La derecha chilena estaba consolidada como
oligarquía étnicamente diferenciada desde que Pedro de Valdivia y sus
compañeros castellanos vencieran a los ingenuos y pacíficos indígenas, el 11 de
septiembre de 1541, se apropiaran de sus vidas y haciendas por los eones que
siguieran e impusieran la medieval Pax
Castellana. Creía firmemente que el pueblo, catalogado como flojo, borracho
e ignorante, era naturalmente incapaz de gobernarse por sí mismo, necesitando una autoridad superior,
aristocrática según sus términos oligárquicos, y que fuera paternalista y
benevolente según los términos católicos. Ello no obstaba que, tal como en el
pasado sus antepasados aplastaran con brutal fuerza los alzamientos indígenas de
Arauco, esta derecha estuviera dispuesta a aferrarse con uñas y dientes a sus
privilegios según la tradición, la propiedad y la familia (es decir, el linaje).

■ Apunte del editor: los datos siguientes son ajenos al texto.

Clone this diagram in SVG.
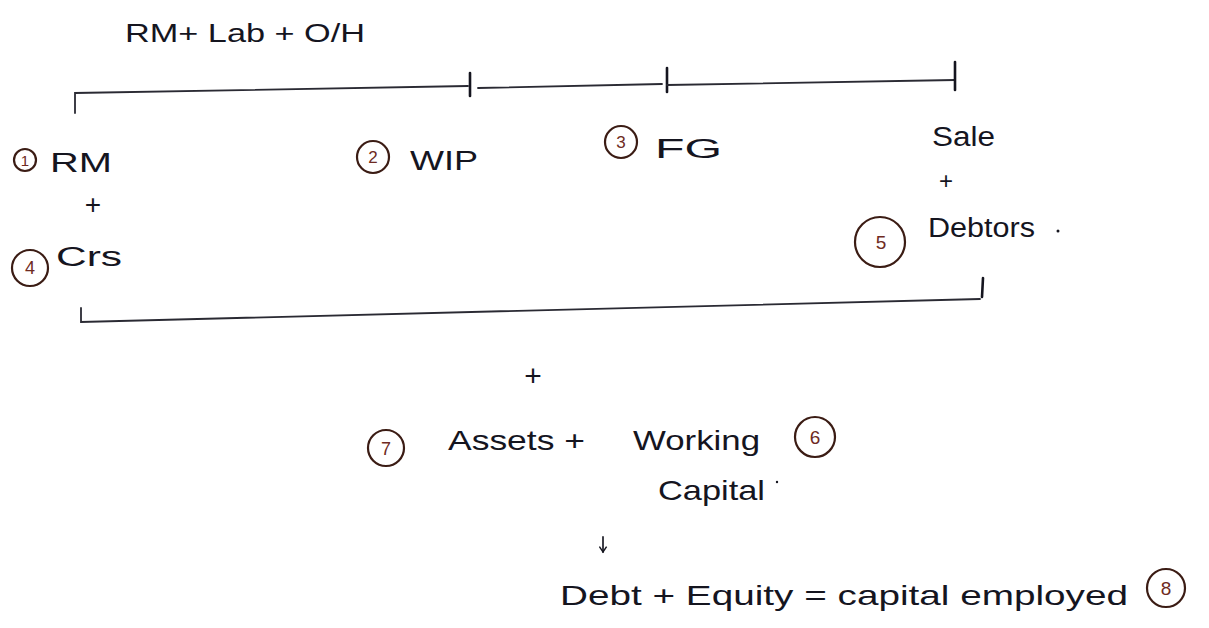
<svg xmlns="http://www.w3.org/2000/svg" width="1209" height="628" viewBox="0 0 1209 628">
  <style>
    .ink { font-family: "Liberation Sans", "DejaVu Sans", sans-serif; fill: #15151f; }
    .num { font-family: "Liberation Sans", "DejaVu Sans", sans-serif; fill: #6e2a22; text-anchor: middle; }
    .ring { fill: none; stroke: #3b1c14; stroke-width: 2.2; }
    .line { fill: none; stroke: #2a2a33; stroke-width: 1.8; stroke-linecap: round; }
    .tick { fill: none; stroke: #15151f; stroke-width: 2.6; stroke-linecap: round; }
  </style>
  <defs>
    <!-- open chevron head, drawn along +x so orient="auto" follows the line -->
    <marker id="arrowhead" viewBox="0 0 10 10" refX="8" refY="5" markerWidth="9" markerHeight="9" markerUnits="userSpaceOnUse" orient="auto">
      <path d="M2,1 L8,5 L2,9" fill="none" stroke="#15151f" stroke-width="1.6"/>
    </marker>
  </defs>
  <rect width="1209" height="628" fill="#ffffff"/>

  <!-- cost build-up heading -->
  <g id="cost-heading">
    <text class="ink" x="125" y="42" font-size="26" textLength="240" lengthAdjust="spacingAndGlyphs">RM+ Lab + O/H</text>
  </g>

  <!-- timeline brackets and arrow -->
  <g id="connectors">
    <path class="line" d="M75,113 L75,93 L468,86"/>
    <path class="tick" d="M470,73 L470,96"/>
    <path class="line" d="M478,88 L662,84"/>
    <path class="tick" d="M667,68 L667,92"/>
    <path class="line" d="M667,85 L955,80"/>
    <path class="tick" d="M955,62 L955,90"/>
    <path class="line" d="M81,308 L81,322 L980,299"/>
    <path class="tick" d="M983,278 L982,297"/>
    <path class="line" d="M603,537 L603,552" marker-end="url(#arrowhead)"/>
  </g>

  <g id="node-rm">
    <circle class="ring" cx="25" cy="160" r="11"/>
    <text class="num" x="25" y="166" font-size="15">1</text>
    <text class="ink" x="50" y="172" font-size="28" textLength="62" lengthAdjust="spacingAndGlyphs">RM</text>
    <text class="ink" x="93" y="214" font-size="28" text-anchor="middle">+</text>
  </g>

  <g id="node-crs">
    <circle class="ring" cx="30" cy="268" r="18"/>
    <text class="num" x="30" y="274" font-size="18">4</text>
    <text class="ink" x="56" y="266" font-size="27" textLength="66" lengthAdjust="spacingAndGlyphs">Crs</text>
  </g>

  <g id="node-wip">
    <circle class="ring" cx="373" cy="157" r="16"/>
    <text class="num" x="373" y="163" font-size="17">2</text>
    <text class="ink" x="410" y="170" font-size="28" textLength="68" lengthAdjust="spacingAndGlyphs">WIP</text>
  </g>

  <g id="node-fg">
    <circle class="ring" cx="621" cy="142" r="16"/>
    <text class="num" x="621" y="148" font-size="17">3</text>
    <text class="ink" x="655" y="158" font-size="27" textLength="67" lengthAdjust="spacingAndGlyphs">FG</text>
  </g>

  <g id="node-sale-debtors">
    <text class="ink" x="932" y="146" font-size="27" textLength="63" lengthAdjust="spacingAndGlyphs">Sale</text>
    <text class="ink" x="946" y="189" font-size="24" text-anchor="middle">+</text>
    <circle class="ring" cx="880" cy="242" r="25"/>
    <text class="num" x="881" y="249" font-size="19">5</text>
    <text class="ink" x="928" y="237" font-size="27" textLength="107" lengthAdjust="spacingAndGlyphs">Debtors</text>
    <circle cx="1058" cy="231" r="1.5" fill="#15151f"/>
  </g>

  <g id="plus-join">
    <text class="ink" x="533" y="386" font-size="30" text-anchor="middle">+</text>
  </g>

  <g id="node-assets">
    <circle class="ring" cx="386" cy="448" r="18"/>
    <text class="num" x="386" y="455" font-size="18">7</text>
    <text class="ink" x="448" y="450" font-size="28" textLength="137" lengthAdjust="spacingAndGlyphs">Assets +</text>
  </g>

  <g id="node-working-capital">
    <text class="ink" x="633" y="450" font-size="28" textLength="127" lengthAdjust="spacingAndGlyphs">Working</text>
    <text class="ink" x="658" y="500" font-size="28" textLength="107" lengthAdjust="spacingAndGlyphs">Capital</text>
    <circle cx="777" cy="482" r="1.2" fill="#15151f"/>
    <circle class="ring" cx="815" cy="437" r="20"/>
    <text class="num" x="815" y="444" font-size="19">6</text>
  </g>

  <g id="node-capital-employed">
    <text class="ink" x="560" y="605" font-size="28" textLength="568" lengthAdjust="spacingAndGlyphs">Debt + Equity = capital employed</text>
    <circle class="ring" cx="1166" cy="588" r="19"/>
    <text class="num" x="1166" y="595" font-size="19">8</text>
  </g>
</svg>
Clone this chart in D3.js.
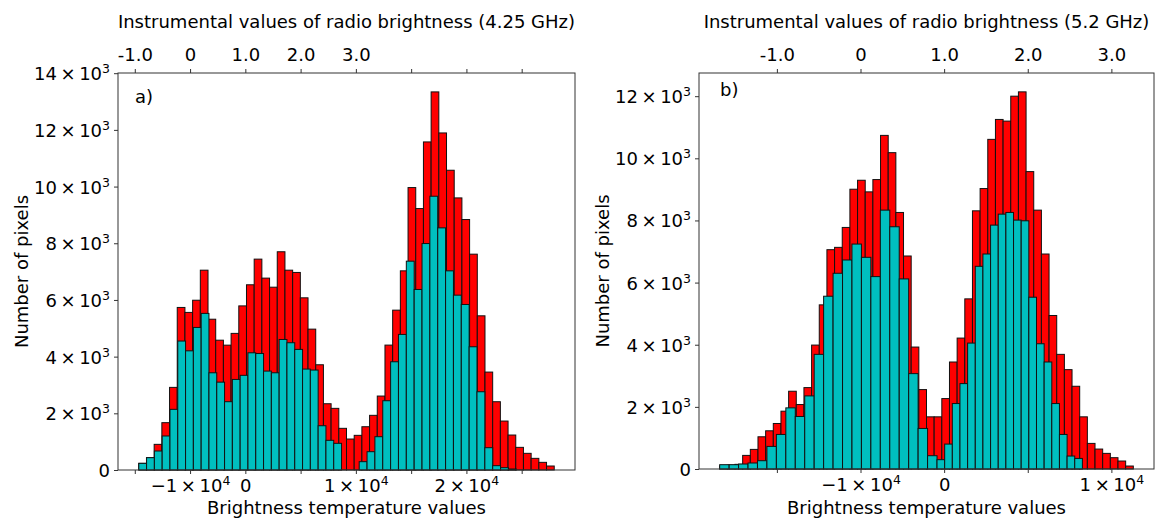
<!DOCTYPE html>
<html>
<head>
<meta charset="utf-8">
<script src="https://cdn.jsdelivr.net/npm/d3@7"></script>
<style>
    body { margin: 0; background: #ffffff; }
    svg text { font-family: "DejaVu Sans", sans-serif; fill: #000000; }
</style>
</head>
<body>
<div id="canvas"></div>
<script>
"use strict"

// PANEL A DATA (4.25 GHz) - counts per bin, bins given in instrumental units

let redA = [235, 435, 905, 1670, 2915, 5735, 5560, 5990, 7050, 5320,
    4580, 4405, 4820, 5790, 6535, 7440, 6770, 6450, 7700, 7050,
    6970, 6075, 4970, 3713, 2338, 2175, 1470, 1093, 1223, 1527,
    1929, 2609, 4407, 5640, 7027, 9965, 9224, 11575, 13340, 11892,
    10576, 9600, 8837, 7615, 5440, 3455, 2409, 1727, 1234, 799,
    588, 411, 270, 141];
let redAStart = -0.928;
let redABin = 0.1392;

let cyanA1 = [235, 435, 670, 1200, 2140, 4550, 4205, 5030, 5525, 3430,
    3100, 2410, 3195, 3340, 4135, 4110, 3490, 3430, 4605, 4490,
    4255, 3561, 3526, 1562, 1047, 941];
let cyanA1Start = -0.928;
let cyanA1Bin = 0.1411;

let cyanA2 = [294, 646, 1175, 2444, 3819, 4783, 7368, 6369, 7990, 9659,
    8543, 7027, 6169, 5840, 4348, 2761, 787, 153, 82, 35];
let cyanA2Start = 3.060;
let cyanA2Bin = 0.1421;

// PANEL B DATA (5.2 GHz)

let redB = [100, 120, 150, 438, 631, 1037, 1230, 1465, 1861, 2503,
    2075, 2620, 3989, 5283, 7059, 7134, 7775, 9005, 9294, 8920,
    9316, 10738, 10182, 8257, 6856, 3925, 2556, 1679, 1679, 2267,
    3444, 4214, 5476, 8310, 9027, 10610, 11251, 11198, 12000, 12139,
    9572, 8332, 6920, 4941, 3690, 3198, 2663, 1679, 824, 642,
    503, 364, 257, 96];
let redBStart = -1.684;
let redBBin = 0.0916;

let cyanB1 = [139, 139, 160, 193, 267, 727, 1112, 1968, 1690, 2353,
    3690, 5561, 6300, 6727, 7240, 6813, 6193, 8332, 7797, 6118,
    3070, 1305, 428];
let cyanB1Start = -1.684;
let cyanB1Bin = 0.113;

let cyanB2 = [300, 802, 2107, 2749, 4053, 6524, 6920, 7850, 8203, 8257,
    8011, 7989, 5529, 4032, 3444, 2107, 1112, 417, 340];
let cyanB2Start = 0.915;
let cyanB2Bin = 0.0915;

// TICKS AND LABELS ("^" marks the superscript part)

let ticksA = [-1, 0, 1, 2, 3, 4, 5, 6];
let topLabelsA = ["-1.0", "0", "1.0", "2.0", "3.0", "", "", ""];
let bottomLabelsA = ["", "\u22121\u2009\u00d7\u200910^4", "0", "", "1\u2009\u00d7\u200910^4", "", "2\u2009\u00d7\u200910^4", ""];
let yTicksA = [0, 2000, 4000, 6000, 8000, 10000, 12000, 14000];

let ticksB = [-1, 0, 1, 2, 3];
let topLabelsB = ["-1.0", "0", "1.0", "2.0", "3.0"];
let bottomLabelsB = ["", "\u22121\u2009\u00d7\u200910^4", "0", "", "1\u2009\u00d7\u200910^4"];
let yTicksB = [0, 2000, 4000, 6000, 8000, 10000, 12000];

let xTitle = "Brightness temperature values";
let yTitle = "Number of pixels";
let topTitle = "Instrumental values of radio brightness";


// CANVAS SETUP

let svgWidth = 1160;
let svgHeight = 518;

let svg = d3.select("#canvas")
    .append("svg")
    .attr("width", svgWidth)
    .attr("height", svgHeight);

let edgeColor = "#111111";
let spineColor = "#333333";


// writes a label into a text element, the part after "^" goes up as a superscript
function setLabel(text, label) {
    let parts = label.split("^");
    text.text(parts[0]);
    if (parts.length > 1) {
        text.append("tspan")
            .attr("dy", "-7px")
            .style("font-size", "12.5px")
            .text(parts[1]);
    }
}

function yLabel(value) {
    if (value == 0) {
        return "0";
    }
    return (value / 1000) + "\u2009\u00d7\u200910^3";
}

// one histogram as rects, bin i covers [start + i*bin, start + (i+1)*bin]
function drawBars(g, xScale, yScale, counts, start, bin, color) {
    g.append("g")
        .selectAll("rect")
        .data(counts)
        .join("rect")
        .attr("x", function (d, i) {
            return xScale(start + i * bin);
        })
        .attr("width", function (d, i) {
            return xScale(start + (i + 1) * bin) - xScale(start + i * bin);
        })
        .attr("y", function (d) {
            return yScale(d);
        })
        .attr("height", function (d) {
            return yScale(0) - yScale(d);
        })
        .attr("fill", color)
        .attr("stroke", edgeColor)
        .attr("stroke-width", 1);
}

function styleAxis(axisG) {
    axisG.attr("font-family", null).attr("font-size", null);
    axisG.select(".domain").remove();
    axisG.selectAll(".tick line").attr("stroke", spineColor).attr("stroke-width", 1);
    axisG.selectAll(".tick text").style("font-size", "18px");
}

function drawPanel(p) {
    let g = svg.append("g");

    // x limits like matplotlib: data range of the red histogram plus 5% each side
    let lo = p.redStart;
    let hi = p.redStart + p.red.length * p.redBin;
    let pad = (hi - lo) * 0.05;

    let xScale = d3.scaleLinear()
        .domain([lo - pad, hi + pad])
        .range([p.left, p.right]);

    let yScale = d3.scaleLinear()
        .domain([0, d3.max(p.red) * 1.05])
        .range([p.bottom, p.top]);

    // red first, the cyan subset on top
    drawBars(g, xScale, yScale, p.red, p.redStart, p.redBin, "#ff0000");
    for (let i = 0; i < p.cyan.length; i++) {
        drawBars(g, xScale, yScale, p.cyan[i], p.cyanStart[i], p.cyanBin[i], "#00bfbf");
    }

    // frame
    g.append("rect")
        .attr("x", p.left)
        .attr("y", p.top)
        .attr("width", p.right - p.left)
        .attr("height", p.bottom - p.top)
        .attr("fill", "none")
        .attr("stroke", spineColor)
        .attr("stroke-width", 1);

    // bottom axis
    let bottomG = g.append("g")
        .attr("transform", "translate(0," + p.bottom + ")")
        .call(d3.axisBottom(xScale).tickValues(p.ticks).tickSize(4).tickFormat(""));
    styleAxis(bottomG);
    bottomG.selectAll(".tick text")
        .attr("y", 22)
        .attr("dy", null)
        .each(function (d, i) {
            setLabel(d3.select(this), p.bottomLabels[i]);
        });

    // top axis (instrumental values)
    let topG = g.append("g")
        .attr("transform", "translate(0," + p.top + ")")
        .call(d3.axisTop(xScale).tickValues(p.ticks).tickSize(4).tickFormat(""));
    styleAxis(topG);
    topG.selectAll(".tick text")
        .attr("y", -12)
        .attr("dy", null)
        .each(function (d, i) {
            setLabel(d3.select(this), p.topLabels[i]);
        });

    // left axis
    let leftG = g.append("g")
        .attr("transform", "translate(" + p.left + ",0)")
        .call(d3.axisLeft(yScale).tickValues(p.yTicks).tickSize(4).tickFormat(""));
    styleAxis(leftG);
    leftG.selectAll(".tick text")
        .attr("x", -8)
        .attr("dy", "0.36em")
        .each(function (d) {
            setLabel(d3.select(this), yLabel(d));
        });

    /**** axis titles ****/
    g.append("text")
        .attr("x", (p.left + p.right) / 2)
        .attr("y", 514)
        .style("text-anchor", "middle")
        .style("font-size", "18px")
        .text(xTitle);

    g.append("text")
        .attr("x", (p.left + p.right) / 2)
        .attr("y", 28)
        .style("text-anchor", "middle")
        .style("font-size", "18px")
        .text(topTitle + " (" + p.freq + ")");

    g.append("text")
        .attr("transform", "translate(" + (p.left - 90) + "," + ((p.top + p.bottom) / 2) + ") rotate(-90)")
        .style("text-anchor", "middle")
        .style("font-size", "18px")
        .text(yTitle);

    // panel letter
    g.append("text")
        .attr("x", p.left + p.letterDx)
        .attr("y", p.top + p.letterDy)
        .style("font-size", "18px")
        .text(p.letter);
}

drawPanel({
    left: 118, right: 575, top: 73, bottom: 470,
    red: redA, redStart: redAStart, redBin: redABin,
    cyan: [cyanA1, cyanA2], cyanStart: [cyanA1Start, cyanA2Start], cyanBin: [cyanA1Bin, cyanA2Bin],
    ticks: ticksA, topLabels: topLabelsA, bottomLabels: bottomLabelsA, yTicks: yTicksA,
    freq: "4.25 GHz", letter: "a)", letterDx: 17, letterDy: 30
});

drawPanel({
    left: 699, right: 1154, top: 73, bottom: 469,
    red: redB, redStart: redBStart, redBin: redBBin,
    cyan: [cyanB1, cyanB2], cyanStart: [cyanB1Start, cyanB2Start], cyanBin: [cyanB1Bin, cyanB2Bin],
    ticks: ticksB, topLabels: topLabelsB, bottomLabels: bottomLabelsB, yTicks: yTicksB,
    freq: "5.2 GHz", letter: "b)", letterDx: 21, letterDy: 23
});
</script>
</body>
</html>
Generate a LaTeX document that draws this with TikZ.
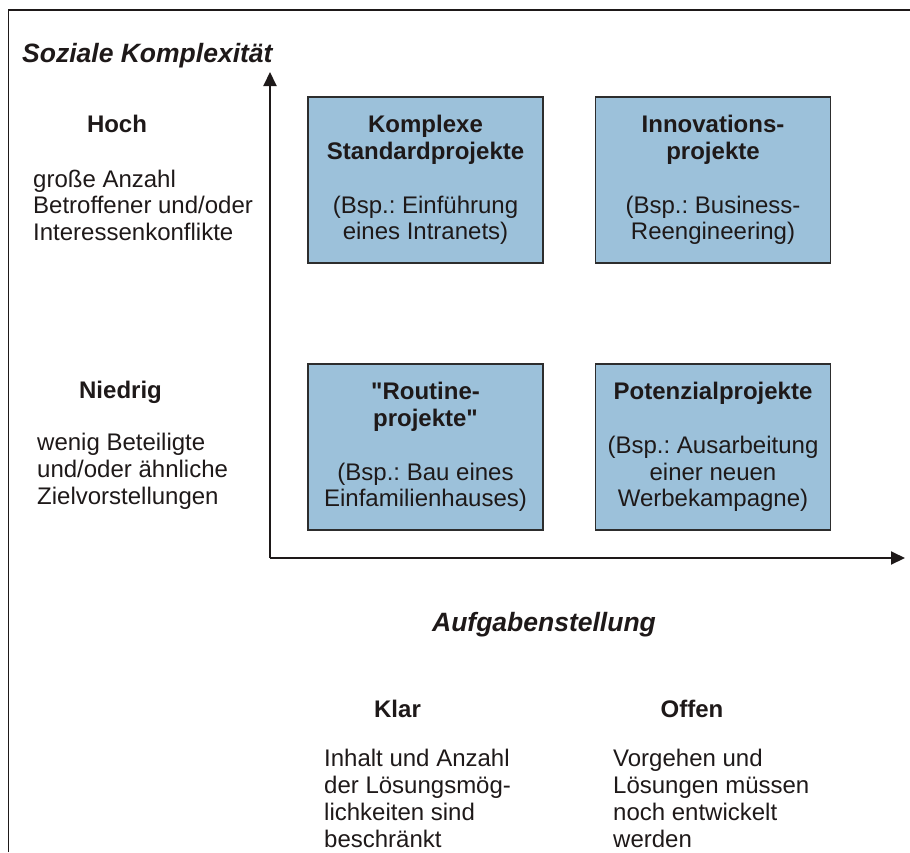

En el marco de la propaganda anticomunista estadounidense,
que lavaba sus provincianos cerebros, resultó natural la alianza entre la
oligarquía y los militares, como tantas otras veces ocurriera en el pasado,
aunque sin tanta ideología anticomunista. Los “UPelientos” (trato dado por la
prensa amarilla de derecha a los partidarios de la UP) eran para la derecha solo
indios alzados, y ésta proyectó en aquellos el objeto de todos sus miedos,
rencores y odios; necesitaba creer el infundio del “Plan Z”, inicua creación del
historiador Gonzalo Vial.
La tragedia humana que siguió, a partir del 11 de septiembre
de 1973, tuvo visos de comedia de errores. La UP, que había llegado al gobierno
con solo 1/3 de los votos y era minoría en el congreso, pretendió llevar a cabo
profundas reformas sociales y económicas anti-oligárquicas y antiimperialistas
que colisionaban frontalmente con una oposición cada vez más poderosa, mientras
que parte importante de sus partidarios se desplazaba hacia la ultraizquierda. Los
militares siguieron en realidad las directivas de una potencia extranjera y no
las de las autoridades legítimamente elegidas, lo que constituyó una verdadera
traición a la patria. La UP, que perseguía la justicia social proyectando la
democracia hacia sus límites políticos, se vio involuntariamente envuelta en la
Guerra fría y fue brutalmente desmembrada. Los mismos militares que la derecha
aduló como héroes que liberaron al país de las garras del comunismo fueron
acusados por el resto como asesinos violadores de los DD.HH. y ejecutores de
terrorismo de Estado, y fueron condenados por la justicia como criminales. El
independiente poder judicial prefirió omitirse cobardemente de juzgar los
peores crímenes cometidos en toda la historia republicana chilena. La dictadura
entronizó el neoliberalismo que predicaban los Chicago Boys, reforzando los
privilegios de la oligarquía a límites que solo se conocían antes de 1925 y
economismizando todas las relaciones humanas. Quien tocó en suerte liderar la represiva
dictadura cívico-militar con rumbo reaccionario fue el general más fanático,
simplón, cazurro, ambicioso y abusivo de las FF.AA. chilenas. Solo el cardenal
Silva Henríquez sacó la cara por los perseguidos.